EXERCISE BRIEF: Determine how many lines include "this". Give the number and nothing else.

RECORD LIST:
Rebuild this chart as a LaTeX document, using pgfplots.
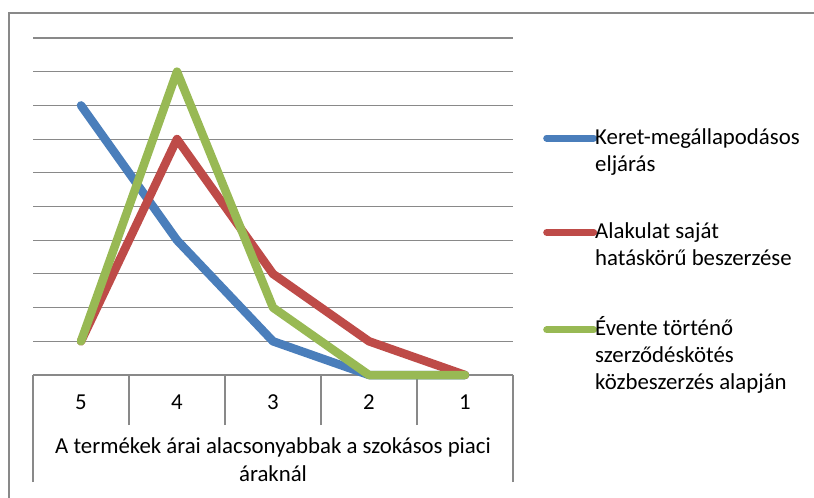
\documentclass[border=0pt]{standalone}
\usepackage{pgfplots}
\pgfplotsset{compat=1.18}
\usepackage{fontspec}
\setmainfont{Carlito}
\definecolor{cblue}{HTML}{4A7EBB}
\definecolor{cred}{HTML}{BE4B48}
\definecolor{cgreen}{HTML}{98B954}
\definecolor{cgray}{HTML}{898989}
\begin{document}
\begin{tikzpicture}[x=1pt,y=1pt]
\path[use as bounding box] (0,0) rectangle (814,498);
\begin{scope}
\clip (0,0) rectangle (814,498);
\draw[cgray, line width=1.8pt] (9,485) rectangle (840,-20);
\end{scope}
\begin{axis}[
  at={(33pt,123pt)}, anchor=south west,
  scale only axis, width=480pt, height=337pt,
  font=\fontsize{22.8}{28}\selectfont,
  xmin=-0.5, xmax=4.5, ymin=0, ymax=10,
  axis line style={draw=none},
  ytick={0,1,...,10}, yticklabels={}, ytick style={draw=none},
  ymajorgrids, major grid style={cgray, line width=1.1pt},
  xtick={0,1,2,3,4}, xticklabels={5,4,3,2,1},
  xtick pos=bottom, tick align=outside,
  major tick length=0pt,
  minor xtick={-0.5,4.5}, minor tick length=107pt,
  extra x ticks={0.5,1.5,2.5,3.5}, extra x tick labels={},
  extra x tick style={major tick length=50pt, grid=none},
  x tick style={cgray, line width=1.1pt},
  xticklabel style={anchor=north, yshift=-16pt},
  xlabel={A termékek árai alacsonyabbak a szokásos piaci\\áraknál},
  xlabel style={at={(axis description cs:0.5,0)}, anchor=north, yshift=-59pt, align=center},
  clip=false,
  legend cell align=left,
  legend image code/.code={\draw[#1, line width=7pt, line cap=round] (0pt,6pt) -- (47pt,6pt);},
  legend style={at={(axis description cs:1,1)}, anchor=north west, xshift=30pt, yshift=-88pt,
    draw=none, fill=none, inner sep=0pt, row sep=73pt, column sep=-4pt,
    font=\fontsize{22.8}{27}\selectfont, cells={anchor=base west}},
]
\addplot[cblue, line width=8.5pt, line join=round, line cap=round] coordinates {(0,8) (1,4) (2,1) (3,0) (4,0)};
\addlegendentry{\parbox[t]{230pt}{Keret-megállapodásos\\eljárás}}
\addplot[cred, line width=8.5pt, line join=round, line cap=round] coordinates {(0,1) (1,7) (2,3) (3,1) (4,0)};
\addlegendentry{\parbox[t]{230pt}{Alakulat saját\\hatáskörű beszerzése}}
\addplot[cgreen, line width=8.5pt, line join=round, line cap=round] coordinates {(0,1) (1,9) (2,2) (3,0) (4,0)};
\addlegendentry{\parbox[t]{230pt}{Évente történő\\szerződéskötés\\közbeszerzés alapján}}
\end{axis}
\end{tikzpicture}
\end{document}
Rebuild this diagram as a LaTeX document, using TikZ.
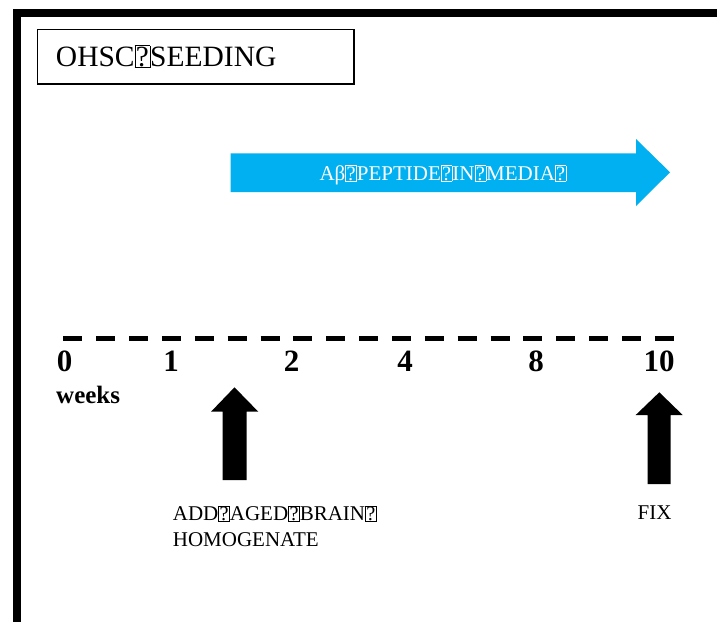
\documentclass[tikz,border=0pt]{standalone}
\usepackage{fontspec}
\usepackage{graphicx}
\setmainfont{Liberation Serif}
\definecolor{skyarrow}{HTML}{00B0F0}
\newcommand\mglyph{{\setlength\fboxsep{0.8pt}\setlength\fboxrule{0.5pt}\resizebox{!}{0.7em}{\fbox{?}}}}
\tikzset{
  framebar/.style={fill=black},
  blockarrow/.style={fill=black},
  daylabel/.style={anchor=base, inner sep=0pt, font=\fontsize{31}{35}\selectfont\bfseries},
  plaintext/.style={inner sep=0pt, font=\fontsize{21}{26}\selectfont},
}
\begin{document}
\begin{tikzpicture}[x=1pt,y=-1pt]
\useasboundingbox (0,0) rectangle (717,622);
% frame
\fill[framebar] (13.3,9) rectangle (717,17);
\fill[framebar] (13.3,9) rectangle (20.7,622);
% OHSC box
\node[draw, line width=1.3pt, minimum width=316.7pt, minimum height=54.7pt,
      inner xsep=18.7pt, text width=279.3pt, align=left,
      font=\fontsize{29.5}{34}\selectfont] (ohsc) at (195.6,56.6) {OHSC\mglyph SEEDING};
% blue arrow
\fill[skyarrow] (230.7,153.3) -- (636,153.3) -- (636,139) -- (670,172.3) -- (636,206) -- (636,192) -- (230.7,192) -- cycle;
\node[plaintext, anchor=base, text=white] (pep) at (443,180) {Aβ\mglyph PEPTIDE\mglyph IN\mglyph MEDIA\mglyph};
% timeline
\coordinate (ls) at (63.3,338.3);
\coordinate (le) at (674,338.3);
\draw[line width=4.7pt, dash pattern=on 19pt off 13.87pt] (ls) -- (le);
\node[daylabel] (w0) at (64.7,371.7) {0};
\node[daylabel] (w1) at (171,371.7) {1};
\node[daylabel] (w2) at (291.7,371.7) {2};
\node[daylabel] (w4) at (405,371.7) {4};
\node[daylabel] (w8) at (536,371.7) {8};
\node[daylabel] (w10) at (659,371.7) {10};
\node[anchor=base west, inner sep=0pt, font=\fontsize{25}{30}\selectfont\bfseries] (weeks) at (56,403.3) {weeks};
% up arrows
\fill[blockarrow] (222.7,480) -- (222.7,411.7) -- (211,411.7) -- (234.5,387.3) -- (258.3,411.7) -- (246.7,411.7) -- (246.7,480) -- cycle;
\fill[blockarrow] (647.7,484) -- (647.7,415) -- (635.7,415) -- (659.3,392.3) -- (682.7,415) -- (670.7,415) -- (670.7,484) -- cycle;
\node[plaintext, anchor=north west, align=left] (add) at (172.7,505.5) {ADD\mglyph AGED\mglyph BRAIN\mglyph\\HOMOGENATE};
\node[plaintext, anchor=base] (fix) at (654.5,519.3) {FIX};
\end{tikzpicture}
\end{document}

--

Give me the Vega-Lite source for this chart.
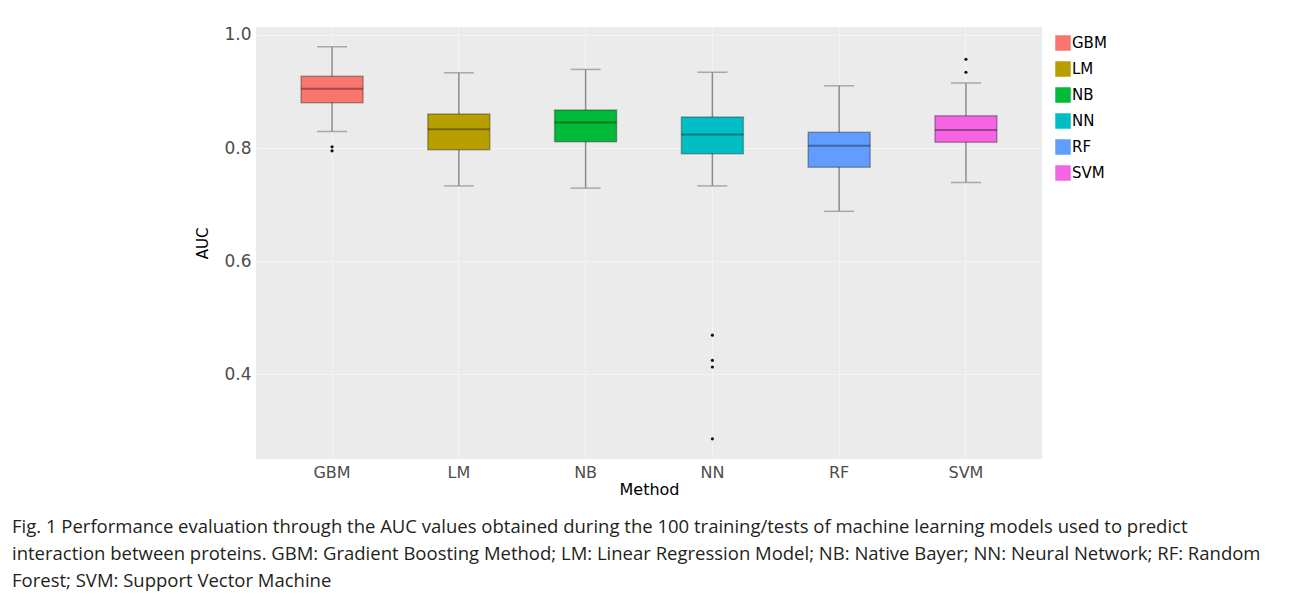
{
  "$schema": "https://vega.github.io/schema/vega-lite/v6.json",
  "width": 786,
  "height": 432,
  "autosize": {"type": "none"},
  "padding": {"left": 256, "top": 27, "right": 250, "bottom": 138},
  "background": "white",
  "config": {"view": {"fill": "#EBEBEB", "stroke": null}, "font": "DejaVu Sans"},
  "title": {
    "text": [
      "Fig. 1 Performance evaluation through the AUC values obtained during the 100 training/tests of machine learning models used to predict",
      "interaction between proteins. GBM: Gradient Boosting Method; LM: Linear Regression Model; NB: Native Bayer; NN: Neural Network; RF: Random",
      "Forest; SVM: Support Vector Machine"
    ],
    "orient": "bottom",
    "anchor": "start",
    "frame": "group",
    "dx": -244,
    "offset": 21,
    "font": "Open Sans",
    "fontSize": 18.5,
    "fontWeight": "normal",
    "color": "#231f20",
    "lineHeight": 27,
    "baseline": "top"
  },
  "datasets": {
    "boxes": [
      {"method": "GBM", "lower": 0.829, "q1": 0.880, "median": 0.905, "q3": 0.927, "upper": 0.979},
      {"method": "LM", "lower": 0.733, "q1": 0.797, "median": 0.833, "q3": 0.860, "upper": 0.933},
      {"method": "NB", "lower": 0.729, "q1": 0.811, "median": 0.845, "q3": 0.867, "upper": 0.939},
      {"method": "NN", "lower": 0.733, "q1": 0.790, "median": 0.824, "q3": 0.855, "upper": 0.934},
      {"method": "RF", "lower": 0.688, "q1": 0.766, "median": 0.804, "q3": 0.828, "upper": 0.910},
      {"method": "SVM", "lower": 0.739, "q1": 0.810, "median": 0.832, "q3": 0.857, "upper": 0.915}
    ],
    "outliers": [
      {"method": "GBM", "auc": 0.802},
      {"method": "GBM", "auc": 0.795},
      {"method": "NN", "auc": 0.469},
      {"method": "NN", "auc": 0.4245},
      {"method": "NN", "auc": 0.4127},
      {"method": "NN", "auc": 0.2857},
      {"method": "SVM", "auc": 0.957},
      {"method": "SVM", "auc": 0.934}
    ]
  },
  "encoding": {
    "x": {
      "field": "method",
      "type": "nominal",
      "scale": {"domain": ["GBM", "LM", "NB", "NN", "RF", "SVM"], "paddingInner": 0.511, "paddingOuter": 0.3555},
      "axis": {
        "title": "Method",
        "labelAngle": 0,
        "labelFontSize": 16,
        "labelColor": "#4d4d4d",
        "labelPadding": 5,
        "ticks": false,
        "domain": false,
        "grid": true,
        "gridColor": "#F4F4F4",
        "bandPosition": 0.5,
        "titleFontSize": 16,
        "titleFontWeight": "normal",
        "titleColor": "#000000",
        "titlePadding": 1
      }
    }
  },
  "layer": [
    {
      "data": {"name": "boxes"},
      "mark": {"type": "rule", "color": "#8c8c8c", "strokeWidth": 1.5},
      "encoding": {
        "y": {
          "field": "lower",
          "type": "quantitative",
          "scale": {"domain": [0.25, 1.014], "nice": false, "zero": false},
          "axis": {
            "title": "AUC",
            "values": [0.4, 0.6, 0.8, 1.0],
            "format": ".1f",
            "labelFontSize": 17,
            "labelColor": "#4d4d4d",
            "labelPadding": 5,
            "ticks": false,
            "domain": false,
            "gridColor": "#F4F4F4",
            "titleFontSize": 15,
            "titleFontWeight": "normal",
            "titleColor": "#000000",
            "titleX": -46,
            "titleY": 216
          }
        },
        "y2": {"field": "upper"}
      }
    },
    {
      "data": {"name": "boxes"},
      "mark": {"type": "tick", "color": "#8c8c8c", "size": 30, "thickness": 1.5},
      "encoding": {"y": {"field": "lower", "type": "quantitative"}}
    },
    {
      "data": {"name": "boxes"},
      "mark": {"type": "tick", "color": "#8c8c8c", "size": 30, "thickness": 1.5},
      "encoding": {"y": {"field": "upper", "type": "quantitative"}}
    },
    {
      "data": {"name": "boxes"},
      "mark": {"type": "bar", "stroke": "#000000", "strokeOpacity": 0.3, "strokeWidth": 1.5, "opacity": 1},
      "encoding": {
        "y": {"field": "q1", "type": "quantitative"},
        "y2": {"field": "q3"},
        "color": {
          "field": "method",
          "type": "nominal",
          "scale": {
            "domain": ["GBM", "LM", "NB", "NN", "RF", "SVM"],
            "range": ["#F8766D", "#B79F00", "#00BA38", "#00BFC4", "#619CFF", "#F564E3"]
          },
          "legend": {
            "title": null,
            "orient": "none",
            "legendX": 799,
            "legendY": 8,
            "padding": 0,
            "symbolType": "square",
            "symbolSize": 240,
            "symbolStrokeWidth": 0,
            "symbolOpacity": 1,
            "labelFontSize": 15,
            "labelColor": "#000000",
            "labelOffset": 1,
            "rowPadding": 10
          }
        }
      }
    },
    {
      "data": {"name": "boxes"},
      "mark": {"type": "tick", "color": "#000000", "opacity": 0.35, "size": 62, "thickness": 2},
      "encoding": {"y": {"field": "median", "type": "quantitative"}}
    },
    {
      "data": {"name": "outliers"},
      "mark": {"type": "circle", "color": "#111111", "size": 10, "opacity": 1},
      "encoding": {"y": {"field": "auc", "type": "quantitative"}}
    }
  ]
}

COMPLETED TASK: 3